Dans ce sens, nous nous félicitons de la participation d’autres organisations révolutionnaires à ces réunions, de leur contribution au débat et de leur volonté d’examiner notre proposition de déclaration commune de la Gauche communiste contre la guerre. Nous ne pouvons que regretter la décision ultérieure de la CWO/TCI de rejeter notre proposition, un problème sur lequel nous devrons revenir dans un prochain article.
Il était également important que, en réponse aux questions des camarades concernant ce qui pouvait être fait dans leur localité ou leur pays, le CCI souligne la primauté de l’établissement et du développement de contacts et d’activités internationales, de l’intégration des spécificités locales et nationales dans un cadre d’analyse plus global. Le travail à l’échelle internationale fournit aux révolutionnaires un moyen de lutter contre l’isolement et la démoralisation qui peut en résulter.

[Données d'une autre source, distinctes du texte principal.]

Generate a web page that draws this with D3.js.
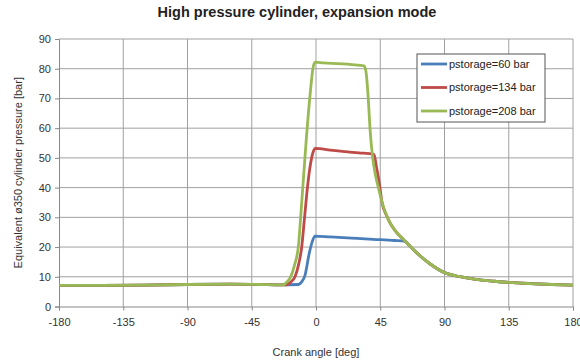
<!DOCTYPE html>
<html>
<head>
<meta charset="utf-8">
<script src="https://cdn.jsdelivr.net/npm/d3@7"></script>
<style>
  body { margin: 0; background: #fff; }
  svg text { font-family: "Liberation Sans", Arial, sans-serif; }
</style>
</head>
<body>
<div id="chart"></div>
<script>
// High pressure cylinder, expansion mode
const xTicks = [-180, -135, -90, -45, 0, 45, 90, 135, 180];
const yTicks = [0, 10, 20, 30, 40, 50, 60, 70, 80, 90];

const seriesNames = ['pstorage=60 bar', 'pstorage=134 bar', 'pstorage=208 bar'];
const seriesColors = ['#4a7ebb', '#be4b48', '#98b954'];

// [crank angle, pressure]
const base = [[-180, 7.1], [-150, 7.1], [-120, 7.2], [-90, 7.4], [-60, 7.5], [-40, 7.4], [-24, 7.3]];
const tail = [[49.5, 30.5], [52, 28], [55, 25.8], [62.4, 22], [65, 20.7], [70, 18.3], [80, 14.3], [90, 11.4],
  [100, 10.1], [112, 9.1], [125, 8.5], [135, 8.1], [150, 7.7], [165, 7.4], [180, 7.2]];

const p60 = base.concat([[-12.4, 7.4], [-10, 8.3], [-7.7, 10.5], [-4.7, 18], [-2.5, 22], [-0.7, 23.7],
  [10, 23.4], [25, 23.0], [40, 22.6], [55, 22.2], [62.4, 21.9]], tail.slice(4));
const p134 = base.concat([[-20.6, 7.3], [-17.5, 8.3], [-14.7, 10], [-12, 14.5], [-10, 20], [-8, 30],
  [-6, 40], [-4, 47.5], [-2, 52], [-0.5, 53.2], [10, 52.6], [20, 52.1], [30, 51.7], [40.6, 51.2],
  [42.5, 46.5], [44.5, 41], [46, 35.6]], tail);
const p208 = base.concat([[-22.9, 7.3], [-20.5, 8.2], [-17.7, 10], [-15, 14], [-12.4, 20], [-10, 35],
  [-7, 55], [-4, 72], [-2, 80.5], [-0.5, 82.2], [5, 82.0], [15, 81.7], [25, 81.4], [33.6, 81],
  [35, 79], [36.6, 70], [37.8, 60], [39.7, 50], [41.5, 44.5], [43.7, 40], [46, 35.5]], tail);
const seriesValues = [p60, p134, p208];

const width = 580, height = 364;
const margin = { top: 39, right: 7, bottom: 57.5, left: 59 };

const svg = d3.select('#chart').append('svg')
  .attr('width', width).attr('height', height);

const x = d3.scaleLinear().domain([-180, 180]).range([margin.left, width - margin.right]);
const y = d3.scaleLinear().domain([0, 90]).range([height - margin.bottom, margin.top]);

// gridlines
svg.append('g').selectAll('line').data(yTicks.slice(1)).enter().append('line')
  .attr('x1', x(-180)).attr('x2', x(180))
  .attr('y1', d => y(d)).attr('y2', d => y(d))
  .attr('stroke', '#a0a0a0').attr('stroke-width', 1);
svg.append('g').selectAll('line').data(xTicks.slice(1)).enter().append('line')
  .attr('x1', d => x(d)).attr('x2', d => x(d))
  .attr('y1', y(0)).attr('y2', y(90))
  .attr('stroke', '#a0a0a0').attr('stroke-width', 1);

// axes
const xAxis = svg.append('g')
  .attr('transform', `translate(0,${y(0)})`)
  .call(d3.axisBottom(x).tickValues(xTicks).tickFormat(d => String(d)).tickSize(4).tickPadding(8));
const yAxis = svg.append('g')
  .attr('transform', `translate(${x(-180)},0)`)
  .call(d3.axisLeft(y).tickValues(yTicks).tickFormat(d => String(d)).tickSize(4).tickPadding(4));
[xAxis, yAxis].forEach(g => {
  g.select('.domain').attr('stroke', '#888');
  g.selectAll('.tick line').attr('stroke', '#888');
  g.selectAll('.tick text').attr('fill', '#333').attr('font-size', 11)
    .style('font-family', '"Liberation Sans", Arial, sans-serif');
});

// lines
const line = d3.line().x(d => x(d[0])).y(d => y(d[1])).curve(d3.curveMonotoneX);
seriesValues.forEach((s, i) => {
  svg.append('path')
    .attr('d', line(s))
    .attr('fill', 'none')
    .attr('stroke', seriesColors[i])
    .attr('stroke-width', 2.8)
    .attr('stroke-linejoin', 'round');
});

// title
svg.append('text')
  .attr('x', 297).attr('y', 17)
  .attr('text-anchor', 'middle')
  .attr('font-size', 14.5).attr('font-weight', 'bold').attr('fill', '#222')
  .text('High pressure cylinder, expansion mode');

// axis labels
svg.append('text')
  .attr('x', x(0)).attr('y', 356)
  .attr('text-anchor', 'middle')
  .attr('font-size', 11).attr('fill', '#333')
  .text('Crank angle [deg]');
svg.append('text')
  .attr('transform', `translate(22,${(y(0) + y(90)) / 2}) rotate(-90)`)
  .attr('text-anchor', 'middle')
  .attr('font-size', 11).attr('fill', '#333')
  .text('Equivalent ø350 cylinder pressure [bar]');

// legend
const legendG = svg.append('g').attr('transform', 'translate(417,54)');
legendG.append('rect')
  .attr('width', 128).attr('height', 68)
  .attr('fill', '#fff').attr('stroke', '#555').attr('stroke-width', 1);
const item = legendG.selectAll('g.item').data(seriesNames).enter().append('g')
  .attr('class', 'item')
  .attr('transform', (d, i) => `translate(0,${10 + i * 23.5})`);
item.append('line')
  .attr('x1', 4).attr('x2', 30).attr('y1', 0).attr('y2', 0)
  .attr('stroke', (d, i) => seriesColors[i]).attr('stroke-width', 2.8);
item.append('text')
  .attr('x', 32).attr('y', 0).attr('dy', '0.35em')
  .attr('font-size', 11).attr('fill', '#222')
  .text(d => d);
</script>
</body>
</html>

Une guerre impérialiste majeure ne peut que souligner la réalité du fait que l’activité révolutionnaire n’a de sens que dans le cadre des organisations politiques révolutionnaires. Comme nous l’avons écrit dans notre rapport sur la structure et le fonctionnement de l’organisation révolutionnaire, « La classe ouvrière ne donne pas naissance à des militants révolutionnaires mais à des organisations révolutionnaires : il n’y a pas de relation directe entre les militants et la classe ». Ceci met en évidence la responsabilité des organisations de la Gauche communiste en fournissant un cadre, un point de référence militant autour duquel les camarades individuels peuvent s’orienter. En retour, les organisations ne peuvent être renforcées que par les contributions et le soutien actif qu’elles reçoivent de ces camarades.